• **What to work on**
Skip any picture you find and retype all the remaining lines exactly.

--------------------------------------------------

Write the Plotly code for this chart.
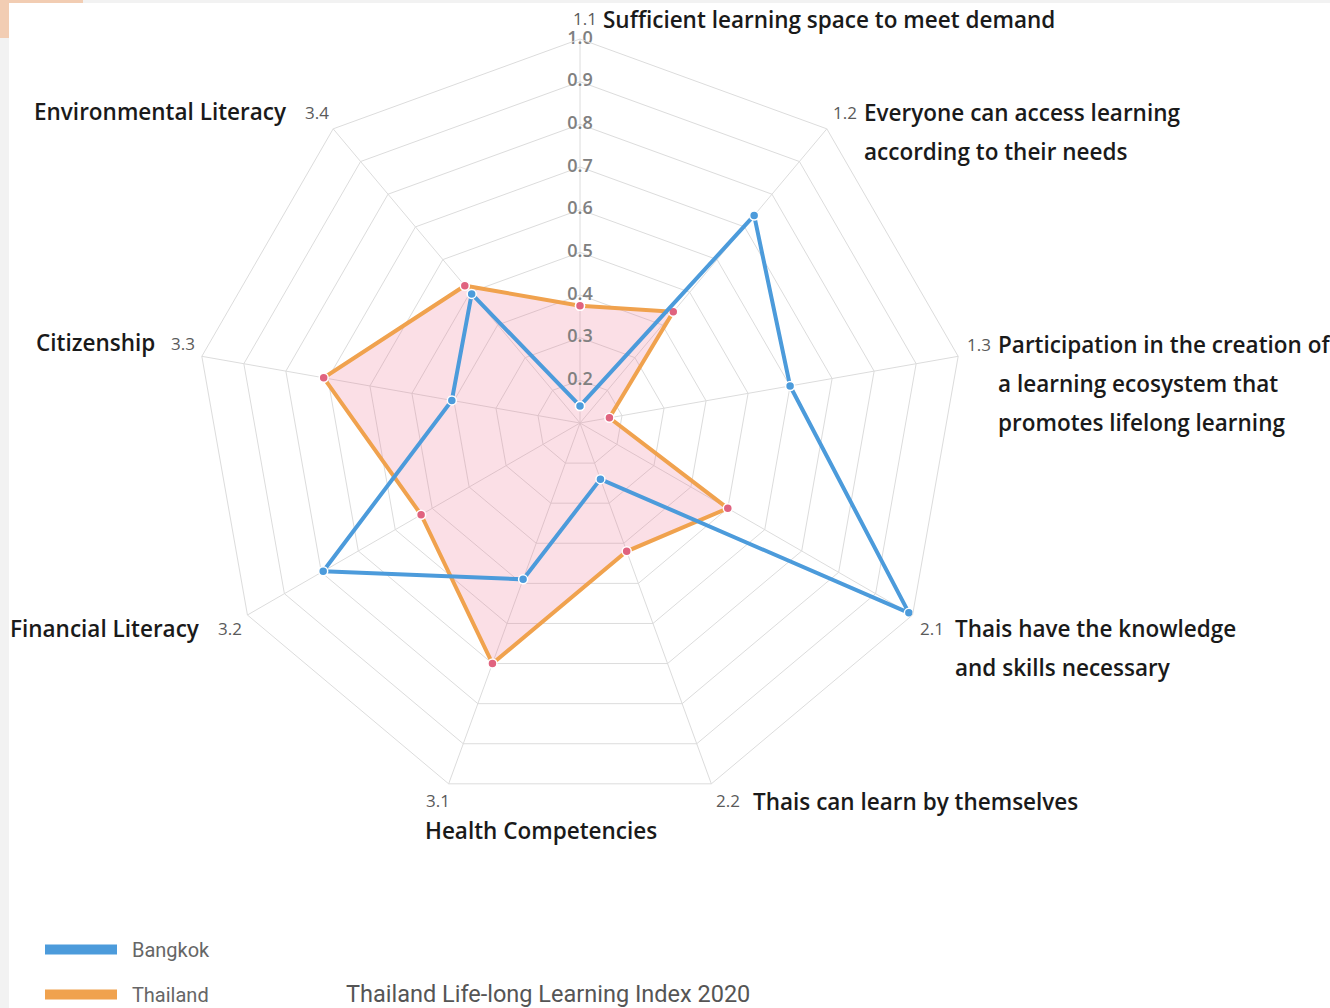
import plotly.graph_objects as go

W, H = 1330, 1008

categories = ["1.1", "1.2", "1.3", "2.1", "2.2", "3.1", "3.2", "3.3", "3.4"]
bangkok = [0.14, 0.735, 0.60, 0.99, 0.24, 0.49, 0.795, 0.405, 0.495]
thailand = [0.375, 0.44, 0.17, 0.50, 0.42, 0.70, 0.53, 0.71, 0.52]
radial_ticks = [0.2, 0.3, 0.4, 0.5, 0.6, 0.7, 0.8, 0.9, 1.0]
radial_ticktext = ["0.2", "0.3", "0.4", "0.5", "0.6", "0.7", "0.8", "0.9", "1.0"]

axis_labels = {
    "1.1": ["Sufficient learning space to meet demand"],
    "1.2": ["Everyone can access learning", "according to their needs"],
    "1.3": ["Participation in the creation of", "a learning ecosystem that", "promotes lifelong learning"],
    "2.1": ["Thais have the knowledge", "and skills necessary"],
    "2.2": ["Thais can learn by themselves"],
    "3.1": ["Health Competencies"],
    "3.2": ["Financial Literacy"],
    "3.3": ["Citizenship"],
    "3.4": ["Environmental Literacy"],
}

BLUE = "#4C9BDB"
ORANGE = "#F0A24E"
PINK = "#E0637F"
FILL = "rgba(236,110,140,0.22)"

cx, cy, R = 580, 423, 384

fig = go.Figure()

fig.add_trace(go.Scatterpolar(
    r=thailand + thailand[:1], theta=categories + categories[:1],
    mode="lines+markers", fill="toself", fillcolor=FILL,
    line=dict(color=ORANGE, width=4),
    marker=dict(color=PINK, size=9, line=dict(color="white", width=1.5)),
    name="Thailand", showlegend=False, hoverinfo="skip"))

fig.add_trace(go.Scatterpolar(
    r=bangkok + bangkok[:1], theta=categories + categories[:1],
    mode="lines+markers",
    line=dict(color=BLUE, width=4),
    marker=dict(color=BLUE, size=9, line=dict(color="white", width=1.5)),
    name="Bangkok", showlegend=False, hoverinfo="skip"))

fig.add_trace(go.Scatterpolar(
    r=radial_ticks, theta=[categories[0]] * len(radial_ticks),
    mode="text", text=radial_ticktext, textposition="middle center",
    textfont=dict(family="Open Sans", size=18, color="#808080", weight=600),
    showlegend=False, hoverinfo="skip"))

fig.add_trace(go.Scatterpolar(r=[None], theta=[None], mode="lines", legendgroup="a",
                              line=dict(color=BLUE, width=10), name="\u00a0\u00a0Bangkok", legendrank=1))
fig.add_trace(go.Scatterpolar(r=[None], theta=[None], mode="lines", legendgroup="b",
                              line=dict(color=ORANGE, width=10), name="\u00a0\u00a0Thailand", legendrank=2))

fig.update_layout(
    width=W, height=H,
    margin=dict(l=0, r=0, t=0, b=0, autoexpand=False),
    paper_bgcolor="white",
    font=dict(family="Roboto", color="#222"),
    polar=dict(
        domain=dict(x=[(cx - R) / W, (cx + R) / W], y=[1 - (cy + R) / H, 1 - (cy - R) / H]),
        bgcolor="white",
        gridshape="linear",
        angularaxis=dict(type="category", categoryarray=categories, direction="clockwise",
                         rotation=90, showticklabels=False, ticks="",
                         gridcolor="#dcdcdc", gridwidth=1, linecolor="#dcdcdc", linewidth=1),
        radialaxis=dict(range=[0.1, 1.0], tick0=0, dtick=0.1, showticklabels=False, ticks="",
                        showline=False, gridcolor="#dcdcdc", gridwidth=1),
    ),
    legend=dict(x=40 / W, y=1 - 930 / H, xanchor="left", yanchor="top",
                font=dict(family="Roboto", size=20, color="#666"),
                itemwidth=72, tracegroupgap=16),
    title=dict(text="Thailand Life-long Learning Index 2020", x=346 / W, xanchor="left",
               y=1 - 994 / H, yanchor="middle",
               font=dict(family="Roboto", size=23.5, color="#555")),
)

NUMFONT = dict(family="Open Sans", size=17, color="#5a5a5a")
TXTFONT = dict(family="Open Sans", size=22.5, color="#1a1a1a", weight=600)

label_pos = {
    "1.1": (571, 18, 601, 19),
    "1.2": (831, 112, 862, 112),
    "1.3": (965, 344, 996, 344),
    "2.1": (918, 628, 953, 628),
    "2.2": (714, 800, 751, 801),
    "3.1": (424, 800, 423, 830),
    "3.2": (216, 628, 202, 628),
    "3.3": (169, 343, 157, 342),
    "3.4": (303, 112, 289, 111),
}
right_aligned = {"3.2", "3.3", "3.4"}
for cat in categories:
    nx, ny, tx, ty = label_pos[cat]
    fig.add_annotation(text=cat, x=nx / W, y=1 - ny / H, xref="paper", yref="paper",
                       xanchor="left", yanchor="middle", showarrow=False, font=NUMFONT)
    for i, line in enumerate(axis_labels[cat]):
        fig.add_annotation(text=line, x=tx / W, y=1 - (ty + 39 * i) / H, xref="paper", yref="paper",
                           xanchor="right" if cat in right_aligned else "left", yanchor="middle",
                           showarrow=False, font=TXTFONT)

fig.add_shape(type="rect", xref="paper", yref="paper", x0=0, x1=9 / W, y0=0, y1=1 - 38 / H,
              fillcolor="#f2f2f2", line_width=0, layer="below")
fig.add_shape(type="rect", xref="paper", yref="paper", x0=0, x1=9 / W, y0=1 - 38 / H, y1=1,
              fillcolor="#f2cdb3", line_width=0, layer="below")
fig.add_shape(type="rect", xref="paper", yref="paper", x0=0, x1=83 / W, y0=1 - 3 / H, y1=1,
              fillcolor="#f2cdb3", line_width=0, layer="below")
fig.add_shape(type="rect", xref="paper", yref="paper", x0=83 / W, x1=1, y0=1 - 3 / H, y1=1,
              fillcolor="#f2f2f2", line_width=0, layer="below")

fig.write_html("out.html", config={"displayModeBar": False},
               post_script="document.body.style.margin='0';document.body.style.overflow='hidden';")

--------------------------------------------------

• **Written answer**
Write the Plotly code for this chart.
import plotly.graph_objects as go

W, H = 1330, 1008

categories = ["1.1", "1.2", "1.3", "2.1", "2.2", "3.1", "3.2", "3.3", "3.4"]
bangkok = [0.14, 0.735, 0.60, 0.99, 0.24, 0.49, 0.795, 0.405, 0.495]
thailand = [0.375, 0.44, 0.17, 0.50, 0.42, 0.70, 0.53, 0.71, 0.52]
radial_ticks = [0.2, 0.3, 0.4, 0.5, 0.6, 0.7, 0.8, 0.9, 1.0]
radial_ticktext = ["0.2", "0.3", "0.4", "0.5", "0.6", "0.7", "0.8", "0.9", "1.0"]

axis_labels = {
    "1.1": ["Sufficient learning space to meet demand"],
    "1.2": ["Everyone can access learning", "according to their needs"],
    "1.3": ["Participation in the creation of", "a learning ecosystem that", "promotes lifelong learning"],
    "2.1": ["Thais have the knowledge", "and skills necessary"],
    "2.2": ["Thais can learn by themselves"],
    "3.1": ["Health Competencies"],
    "3.2": ["Financial Literacy"],
    "3.3": ["Citizenship"],
    "3.4": ["Environmental Literacy"],
}

BLUE = "#4C9BDB"
ORANGE = "#F0A24E"
PINK = "#E0637F"
FILL = "rgba(236,110,140,0.22)"

cx, cy, R = 580, 423, 384

fig = go.Figure()

fig.add_trace(go.Scatterpolar(
    r=thailand + thailand[:1], theta=categories + categories[:1],
    mode="lines+markers", fill="toself", fillcolor=FILL,
    line=dict(color=ORANGE, width=4),
    marker=dict(color=PINK, size=9, line=dict(color="white", width=1.5)),
    name="Thailand", showlegend=False, hoverinfo="skip"))

fig.add_trace(go.Scatterpolar(
    r=bangkok + bangkok[:1], theta=categories + categories[:1],
    mode="lines+markers",
    line=dict(color=BLUE, width=4),
    marker=dict(color=BLUE, size=9, line=dict(color="white", width=1.5)),
    name="Bangkok", showlegend=False, hoverinfo="skip"))

fig.add_trace(go.Scatterpolar(
    r=radial_ticks, theta=[categories[0]] * len(radial_ticks),
    mode="text", text=radial_ticktext, textposition="middle center",
    textfont=dict(family="Open Sans", size=18, color="#808080", weight=600),
    showlegend=False, hoverinfo="skip"))

fig.add_trace(go.Scatterpolar(r=[None], theta=[None], mode="lines", legendgroup="a",
                              line=dict(color=BLUE, width=10), name="\u00a0\u00a0Bangkok", legendrank=1))
fig.add_trace(go.Scatterpolar(r=[None], theta=[None], mode="lines", legendgroup="b",
                              line=dict(color=ORANGE, width=10), name="\u00a0\u00a0Thailand", legendrank=2))

fig.update_layout(
    width=W, height=H,
    margin=dict(l=0, r=0, t=0, b=0, autoexpand=False),
    paper_bgcolor="white",
    font=dict(family="Roboto", color="#222"),
    polar=dict(
        domain=dict(x=[(cx - R) / W, (cx + R) / W], y=[1 - (cy + R) / H, 1 - (cy - R) / H]),
        bgcolor="white",
        gridshape="linear",
        angularaxis=dict(type="category", categoryarray=categories, direction="clockwise",
                         rotation=90, showticklabels=False, ticks="",
                         gridcolor="#dcdcdc", gridwidth=1, linecolor="#dcdcdc", linewidth=1),
        radialaxis=dict(range=[0.1, 1.0], tick0=0, dtick=0.1, showticklabels=False, ticks="",
                        showline=False, gridcolor="#dcdcdc", gridwidth=1),
    ),
    legend=dict(x=40 / W, y=1 - 930 / H, xanchor="left", yanchor="top",
                font=dict(family="Roboto", size=20, color="#666"),
                itemwidth=72, tracegroupgap=16),
    title=dict(text="Thailand Life-long Learning Index 2020", x=346 / W, xanchor="left",
               y=1 - 994 / H, yanchor="middle",
               font=dict(family="Roboto", size=23.5, color="#555")),
)

NUMFONT = dict(family="Open Sans", size=17, color="#5a5a5a")
TXTFONT = dict(family="Open Sans", size=22.5, color="#1a1a1a", weight=600)

label_pos = {
    "1.1": (571, 18, 601, 19),
    "1.2": (831, 112, 862, 112),
    "1.3": (965, 344, 996, 344),
    "2.1": (918, 628, 953, 628),
    "2.2": (714, 800, 751, 801),
    "3.1": (424, 800, 423, 830),
    "3.2": (216, 628, 202, 628),
    "3.3": (169, 343, 157, 342),
    "3.4": (303, 112, 289, 111),
}
right_aligned = {"3.2", "3.3", "3.4"}
for cat in categories:
    nx, ny, tx, ty = label_pos[cat]
    fig.add_annotation(text=cat, x=nx / W, y=1 - ny / H, xref="paper", yref="paper",
                       xanchor="left", yanchor="middle", showarrow=False, font=NUMFONT)
    for i, line in enumerate(axis_labels[cat]):
        fig.add_annotation(text=line, x=tx / W, y=1 - (ty + 39 * i) / H, xref="paper", yref="paper",
                           xanchor="right" if cat in right_aligned else "left", yanchor="middle",
                           showarrow=False, font=TXTFONT)

fig.add_shape(type="rect", xref="paper", yref="paper", x0=0, x1=9 / W, y0=0, y1=1 - 38 / H,
              fillcolor="#f2f2f2", line_width=0, layer="below")
fig.add_shape(type="rect", xref="paper", yref="paper", x0=0, x1=9 / W, y0=1 - 38 / H, y1=1,
              fillcolor="#f2cdb3", line_width=0, layer="below")
fig.add_shape(type="rect", xref="paper", yref="paper", x0=0, x1=83 / W, y0=1 - 3 / H, y1=1,
              fillcolor="#f2cdb3", line_width=0, layer="below")
fig.add_shape(type="rect", xref="paper", yref="paper", x0=83 / W, x1=1, y0=1 - 3 / H, y1=1,
              fillcolor="#f2f2f2", line_width=0, layer="below")

fig.write_html("out.html", config={"displayModeBar": False},
               post_script="document.body.style.margin='0';document.body.style.overflow='hidden';")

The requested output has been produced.